2014-11-11 Thread Will Acheson
On Sunday, November 9, 2014 11:51:41 PM UTC-5, Steve Hayes wrote:
> I have a book on Python that advocates dividing programs into modules, and
> importing them when needed. 
> 
> I have a question about this.
> 
> I can understand doing that in a compiled language, where different modules
> can be imported from all sorts of places when the program is compiled. 
> 
> But I understand that Python is an interpreted language, and If I wrote a
> program in Python like that, and wanted to run it on another computer, how
> would it find all the modules to import at run-time, unless I copied the whole
> directory structure over to the other computer?
> 
> 
> 
> 
> -- 
> Steve Hayes from Tshwane, South Africa
> Web:  http://www.khanya.org.za/stevesig.htm
> Blog: http://khanya.wordpress.com
> E-mail - see web page, or parse: shayes at dunelm full stop org full stop uk

I have had a lot of trouble with executing relative imports with some of my 
projects in python.  

Are there any best practices or methods besides '../../' type hard-coding?

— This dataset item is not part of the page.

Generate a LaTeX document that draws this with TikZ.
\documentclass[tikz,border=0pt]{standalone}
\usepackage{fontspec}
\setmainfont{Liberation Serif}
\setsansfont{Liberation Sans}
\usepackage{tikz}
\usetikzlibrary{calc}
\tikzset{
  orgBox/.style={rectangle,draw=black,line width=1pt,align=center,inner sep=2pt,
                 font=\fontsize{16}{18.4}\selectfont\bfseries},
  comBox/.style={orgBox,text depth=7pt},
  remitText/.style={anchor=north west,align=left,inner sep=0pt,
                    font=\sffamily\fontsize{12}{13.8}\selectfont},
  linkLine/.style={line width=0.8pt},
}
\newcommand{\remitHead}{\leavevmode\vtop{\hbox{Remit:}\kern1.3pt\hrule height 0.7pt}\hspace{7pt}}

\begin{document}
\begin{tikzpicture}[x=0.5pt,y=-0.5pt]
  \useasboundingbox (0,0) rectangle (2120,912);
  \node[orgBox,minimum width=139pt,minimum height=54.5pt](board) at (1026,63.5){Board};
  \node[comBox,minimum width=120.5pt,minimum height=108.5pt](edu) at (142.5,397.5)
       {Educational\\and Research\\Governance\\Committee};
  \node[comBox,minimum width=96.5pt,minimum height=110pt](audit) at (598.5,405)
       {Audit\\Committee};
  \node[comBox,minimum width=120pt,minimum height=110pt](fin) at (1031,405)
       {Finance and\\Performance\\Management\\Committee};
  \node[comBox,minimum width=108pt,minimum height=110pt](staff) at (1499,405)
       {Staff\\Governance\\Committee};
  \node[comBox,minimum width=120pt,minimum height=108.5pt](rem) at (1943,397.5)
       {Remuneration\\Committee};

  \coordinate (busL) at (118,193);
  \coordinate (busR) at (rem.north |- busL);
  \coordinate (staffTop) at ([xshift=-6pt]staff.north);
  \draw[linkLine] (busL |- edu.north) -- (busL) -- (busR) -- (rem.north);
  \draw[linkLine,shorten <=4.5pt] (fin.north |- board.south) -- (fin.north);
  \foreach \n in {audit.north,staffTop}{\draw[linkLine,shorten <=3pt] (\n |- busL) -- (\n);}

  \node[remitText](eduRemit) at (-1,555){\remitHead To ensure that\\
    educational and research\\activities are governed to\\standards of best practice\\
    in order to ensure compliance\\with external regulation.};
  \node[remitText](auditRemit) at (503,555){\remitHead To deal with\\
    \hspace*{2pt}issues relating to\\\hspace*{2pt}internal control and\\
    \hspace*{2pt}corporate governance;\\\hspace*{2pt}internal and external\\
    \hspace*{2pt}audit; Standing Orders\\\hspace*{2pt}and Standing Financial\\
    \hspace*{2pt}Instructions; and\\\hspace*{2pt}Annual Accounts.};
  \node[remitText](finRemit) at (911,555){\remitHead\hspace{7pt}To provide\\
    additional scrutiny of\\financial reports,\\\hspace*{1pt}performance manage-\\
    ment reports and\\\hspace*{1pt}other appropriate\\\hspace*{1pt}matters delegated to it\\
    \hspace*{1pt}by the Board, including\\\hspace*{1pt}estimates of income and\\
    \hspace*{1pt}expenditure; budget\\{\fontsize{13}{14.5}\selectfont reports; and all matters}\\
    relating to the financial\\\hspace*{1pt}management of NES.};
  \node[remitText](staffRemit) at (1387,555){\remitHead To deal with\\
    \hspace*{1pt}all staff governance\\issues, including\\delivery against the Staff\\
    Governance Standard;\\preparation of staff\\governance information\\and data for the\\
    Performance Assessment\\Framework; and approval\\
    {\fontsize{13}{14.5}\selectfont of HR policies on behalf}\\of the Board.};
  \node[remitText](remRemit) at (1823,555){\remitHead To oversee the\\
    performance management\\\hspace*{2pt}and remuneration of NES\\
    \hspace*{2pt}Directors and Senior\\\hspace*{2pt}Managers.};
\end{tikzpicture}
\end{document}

In one project, a spider using scrapy, I used this method to import a module 
from 'the other side' of a file directory. 


spider_lib_path = os.path.realpath(os.path.dirname(__file__) + 
'/../../../../../library/python')
object_builder_printer = imp.load_source('object_builder_printer', 
spider_lib_path + '/object_builder_printer.py')
object_builder = object_builder_printer.object_builder_printer(settings)


the file structure was:

spiders/
-current/
--app/
---spiders/
scrapy/
-Charlotte/
--1.0/
---pipelines.py (the file that needs to import object_builder_printer.py)

--library/
---python/
object_builder_printer.py


I think the issue had something to do with there being duplicitous file names, 
as in, there are multiple directories named 'spiders'.